Indiana University, Bloomington IN

Investigators

Abstract

I propose to study the monodromy of Galois representations arising from cohomology, both to prove that it is generally as large as possible, and to use it to attack the inverse Galois problem for l-adic Lie groups. Such inverse problems are connected with deformation theory of Galois representations, and I propose also to investigate analogous problems in the deformation theory of representations of discrete 1-relator groups. Such representations are parametrized by the identity fiber of the word map associated to a given relation, and I propose further to study the geometry of such word maps more broadly, with applications to group theory. In a different direction, I intend to study the inverse Galois problem for Mordell-Weil groups and related questions in field arithmetic.
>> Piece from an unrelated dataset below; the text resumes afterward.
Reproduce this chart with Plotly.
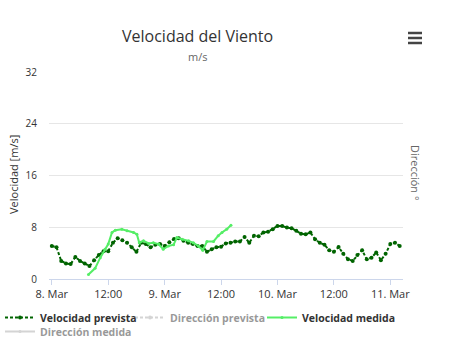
import plotly.graph_objects as go
import pandas as pd

# ---- data ----
start = pd.Timestamp("2016-03-08 00:00")

fc_hours = list(range(75))  # hourly forecast steps from 8 Mar 00:00
fc_speed = [5.1, 4.9, 2.8, 2.4, 2.3, 3.4, 2.8, 2.4, 2.0, 2.9,
            3.7, 4.3, 4.3, 5.6, 6.3, 6.0, 5.6, 4.9, 4.2, 5.6,
            5.4, 4.9, 5.3, 5.4, 5.1, 5.7, 6.2, 6.3, 5.9, 5.6,
            5.4, 5.1, 5.1, 4.2, 4.6, 4.9, 5.0, 5.5, 5.6, 5.8,
            5.8, 6.5, 5.6, 6.7, 6.6, 7.2, 7.3, 7.7, 8.2, 8.2,
            7.95, 7.85, 7.45, 7.0, 6.9, 7.2, 6.15, 5.6, 5.3, 4.45,
            4.2, 4.95, 3.9, 3.05, 2.8, 3.7, 4.45, 3.05, 3.3, 4.1,
            2.9, 3.9, 5.4, 5.6, 5.1]

ms_hours = [7.8, 9.2, 10.3, 11.3, 12.0, 12.8, 13.5, 14.9, 16.0, 17.4,
            18.1, 18.6, 19.5, 20.6, 21.6, 22.7, 23.7, 24.8, 25.9, 26.6,
            27.7, 29.1, 30.1, 31.2, 32.1, 33.0, 34.4, 35.4, 36.2, 37.2,
            38.1]
ms_speed = [0.7, 1.65, 3.3, 4.6, 5.4, 7.2, 7.55, 7.7, 7.45, 7.2,
            6.9, 5.6, 5.9, 5.5, 5.6, 5.4, 4.6, 5.1, 5.3, 6.4,
            6.15, 5.9, 5.6, 5.1, 4.45, 5.8, 5.8, 6.7, 7.2, 7.7,
            8.3]

# direction series are hidden (legend only) in the reference: no values shown
dir_fc = [None]
dir_ms = [None]

tick_times = ["2016-03-08 00:00", "2016-03-08 12:00", "2016-03-09 00:00",
              "2016-03-09 12:00", "2016-03-10 00:00", "2016-03-10 12:00",
              "2016-03-11 00:00"]
tick_labels = ["8. Mar", "12:00", "9. Mar", "12:00", "10. Mar", "12:00", "11. Mar"]
y_ticks = [0, 8, 16, 24, 32]

series_names = ["Velocidad prevista", "Dirección prevista",
                "Velocidad medida", "Dirección medida"]

# ---- build ----
fc_x = [start + pd.Timedelta(hours=h) for h in fc_hours]
ms_x = [start + pd.Timedelta(hours=h) for h in ms_hours]

FONT = "Open Sans"
W, H = 450, 357
L, T = 49, 72
R = W - 403
B = H - 279
pw, ph = W - L - R, H - T - B


def px_x(p):
    return (p - L) / pw


def px_y(p):
    return (H - B - p) / ph


fig = go.Figure()
fig.add_trace(go.Scatter(
    x=fc_x, y=fc_speed, name=series_names[0], mode="lines+markers",
    line=dict(color="#006400", width=2, dash="3px,2px"),
    marker=dict(color="#006400", size=4), legend="legend"))
fig.add_trace(go.Scatter(
    x=[start], y=dir_fc, name=series_names[1], mode="lines+markers",
    line=dict(color="#aaaaaa", width=2, dash="3px,2px"),
    marker=dict(color="#aaaaaa", size=4), visible="legendonly",
    legend="legend2"))
fig.add_trace(go.Scatter(
    x=ms_x, y=ms_speed, name=series_names[2], mode="lines+markers",
    line=dict(color="#55ee66", width=2),
    marker=dict(color="#55ee66", size=3), legend="legend3"))
fig.add_trace(go.Scatter(
    x=[start], y=dir_ms, name=series_names[3], mode="lines+markers",
    line=dict(color="#aaaaaa", width=2),
    marker=dict(color="#aaaaaa", size=3), visible="legendonly",
    legend="legend4"))

x0 = start - pd.Timedelta(hours=0.6)
x1 = start + pd.Timedelta(hours=74.7)

TEXT_OFF = 40   # legend text starts this far right of the legend x
ROW_OFF = 15    # legend text centre below legend top


def leg(text_x, text_cy):
    return dict(x=px_x(text_x - TEXT_OFF), y=px_y(text_cy - ROW_OFF),
                xanchor="left", yanchor="top",
                font=dict(family=FONT, size=10.5, color="#333333", weight="bold"),
                bgcolor="rgba(0,0,0,0)")


fig.update_layout(
    width=W, height=H,
    margin=dict(l=L, r=R, t=T, b=B, autoexpand=False),
    paper_bgcolor="white", plot_bgcolor="white",
    font=dict(family=FONT, color="#333333", size=11),
    showlegend=True,
    hovermode=False,
    legend=leg(40, 318),
    legend2=leg(170, 318),
    legend3=leg(302, 318),
    legend4=leg(40, 332),
    xaxis=dict(type="date", range=[x0, x1], tickvals=tick_times,
               ticktext=tick_labels, showgrid=False, showline=True,
               linecolor="#ccd6eb", linewidth=1, ticks="outside",
               tickcolor="#ccd6eb", ticklen=5, zeroline=False,
               tickfont=dict(size=11, color="#333333")),
    yaxis=dict(range=[0, 32], tickvals=y_ticks, showgrid=True,
               gridcolor="#e6e6e6", gridwidth=1, zeroline=False,
               showline=False, ticks="outside", ticklen=9,
               tickcolor="rgba(0,0,0,0)",
               tickfont=dict(size=10, color="#333333")),
    annotations=[
        dict(text="Velocidad del Viento", x=px_x(197), y=px_y(36),
             xref="paper", yref="paper", showarrow=False,
             xanchor="center", yanchor="middle",
             font=dict(size=16, color="#333333", family=FONT)),
        dict(text="m/s", x=px_x(197), y=px_y(56),
             xref="paper", yref="paper", showarrow=False,
             xanchor="center", yanchor="middle",
             font=dict(size=11, color="#666666", family=FONT)),
        dict(text="Velocidad [m/s]", x=px_x(13), y=px_y(175),
             xref="paper", yref="paper", showarrow=False, textangle=-90,
             xanchor="center", yanchor="middle",
             font=dict(size=11, color="#333333", family=FONT)),
        dict(text="Dirección °", x=px_x(416), y=px_y(173),
             xref="paper", yref="paper", showarrow=False, textangle=90,
             xanchor="center", yanchor="middle",
             font=dict(size=11, color="#666666", family=FONT)),
    ],
)

# export menu icon (three bars)
for py in (33, 38, 43):
    fig.add_shape(type="line", xref="paper", yref="paper",
                  x0=px_x(408), x1=px_x(422), y0=px_y(py), y1=px_y(py),
                  line=dict(color="#444444", width=2.5))

# remove the default 8px page margin so the figure fills the window exactly
fig.write_html("out.html",
               config={"displayModeBar": False},
               post_script="document.body.style.margin='0';"
                           "document.body.style.overflow='hidden';")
Groups are the possible types of symmetry in pure and applied mathematics. In nature, groups very often arise in the study of "monodromy". The idea of monodromy gives one a common framework for considering a wide range of apparently quite different questions. For example: what happens to the solutions of a differential equation as they are followed around singular points back to their starting points? What are the possible symmetries of the number systems generated by coordinates of special points on curves? What are the possible states of a quantum computer obtainable by a sequence of machine operations? I propose to study groups, both to better understand their internal structure and, in the case of monodromy groups, to gain insight into the geometries and number systems which give rise to them.